Honest to pete. We called to check how things were going on Friday with the whole scheduling the ass cheek biopsy process… Let’s put it this way, the phlebotomist couldn’t find the doctor’s code in the database. Probably not as shocking as it would seem, as a) it’s an Oracle database (look, I’ve been there, done that, and you can certainly tell) and b) the Brigham is a teaching hospital… and even attending physicians take time to move through the ranks and get solidified into the database. My orthopedic doctor is an actual full time attending doctor/faculty member, but he’s a new one. So it wasn’t surprising that she couldn’t find him, and I was happy when she stopped trying to change his name and said, “I’m going to screw this up if I keep looking now, I’ll get it matched when I have a free minute.”
Then I wondered if she had a free moment ever… You know, you just wonder. On Friday, I learned that she had indeed gone back and found his codes, but an emergency surgery kept the doctor from doing much Thursday and into Friday. I should hear by Monday afternoon. Okay, fine. Stuff happens.
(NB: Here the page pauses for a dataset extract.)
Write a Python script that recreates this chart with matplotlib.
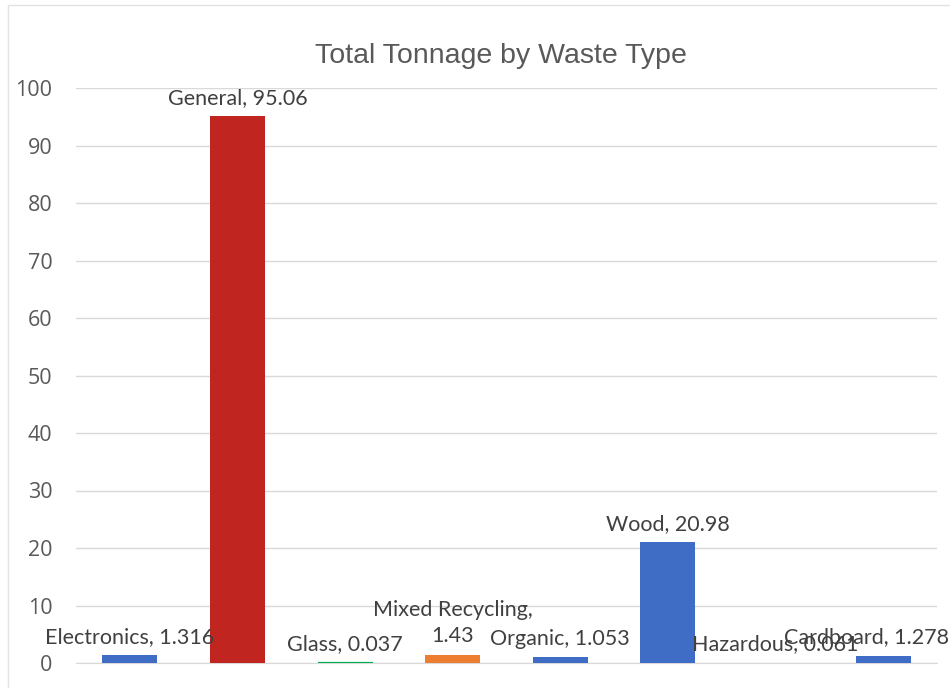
import matplotlib
matplotlib.use("Agg")
import matplotlib.pyplot as plt
from matplotlib.patches import Rectangle

categories = ["Electronics", "General", "Glass", "Mixed Recycling", "Organic",
              "Wood", "Hazardous", "Cardboard"]
tonnage = [1.316, 95.06, 0.037, 1.43, 1.053, 20.98, 0.061, 1.278]
value_text = ["1.316", "95.06", "0.037", "1.43", "1.053", "20.98", "0.061", "1.278"]
colors = ["#3F6DC5", "#C0261F", "#00B050", "#ED7D31", "#3F6DC5",
          "#3F6DC5", "#FFC000", "#3F6DC5"]
yticks = [0, 10, 20, 30, 40, 50, 60, 70, 80, 90, 100]

# tiny bars get a thin outline so they stay visible (like Excel does for Glass)
edge_w = [0, 0, 1.6, 0, 0, 0, 0, 0]
# Excel nudged the last label left to keep it inside the chart
label_dx = [0, 0, 0, 0, 0, 0, 0, -12]

fig = plt.figure(figsize=(9.5, 6.88), dpi=100)
ax = fig.add_axes([76 / 950, 1 - 663 / 688, (937 - 76) / 950, (663 - 88) / 688])

# chart border (light grey frame, cut at right/bottom)
fig.patches.append(Rectangle((8 / 950, -0.1), 1.2, 1 - 5 / 688 + 0.1,
                             transform=fig.transFigure, fill=False,
                             edgecolor="#E3E3E3", lw=1))

x = range(len(categories))
ax.bar(x, tonnage, width=0.51, color=colors, edgecolor=colors,
       linewidth=edge_w, zorder=3)

ax.set_xlim(-0.5, len(categories) - 0.5)
ax.set_ylim(0, 100)
ax.set_yticks(yticks)
ax.set_xticks([])
ax.yaxis.grid(True, color="#D9D9D9", lw=1, zorder=0)
for s in ["top", "right", "left"]:
    ax.spines[s].set_visible(False)
ax.spines["bottom"].set_color("#D9D9D9")
ax.tick_params(axis="y", length=0, pad=17, labelsize=15.5, labelcolor="#595959")
for lab in ax.get_yticklabels():
    lab.set_family("Open Sans")

ax.set_title("Total Tonnage by Waste Type", fontsize=20.5, color="#595959",
             family="Liberation Sans", pad=18, x=0.493)

for i, (cat, val, txt) in enumerate(zip(categories, tonnage, value_text)):
    label = cat + ", " + txt
    if cat == "Mixed Recycling":
        label = cat + ",\n" + txt
    ax.annotate(label, (i, val), xytext=(label_dx[i], 6), textcoords="offset points",
                ha="center", va="bottom", fontsize=15.5, color="#404040",
                family="Lato", linespacing=1.4, zorder=4,
                annotation_clip=False)

fig.savefig("out.png", dpi=100)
Except I didn’t hear, and when we called on Monday afternoon we learned that there’s a paperwork pile up and they’re not sure if the request has made it to scheduling yet. O-kay. And so I restart taking naproxen. It doesn’t do a whole lot, but it does more than Tylenol. And they said that they’ll tell me when to stop before they do the biopsy… which damned if we know when that is. I get pissy because this shouldn’t be the hard part. I get that emergencies pop up. I mean, I’m glad it’s not my emergency surgery. You can’t foresee that stuff, whether you are a patient or a doctor. But, um, as a doctor you can count on paperwork and the fact that someone will require an emergency surgery (most likely at the same point you are getting mired down in the paperwork). And you’re a doctor.
I know hospital administrators and insurance companies don’t make it easier, but dammit all, paperwork is not hard. It’s not fun or rewarding. and we all hate all-in-one office devices. But it’s part of the job too, and I can tell you this much: there are definitely hospital networks that deal with this more effectively than others. How paperwork is handled doesn’t directly relate with how skilled a group of physicians are — except that it adds so much frustration to the situation that it makes me wish that DFCI wasn’t affiliated with the Brigham at the moment.
What I wouldn’t give to be able to go to work and face piles of incoming paperwork. I’m just frickin’ sayin’.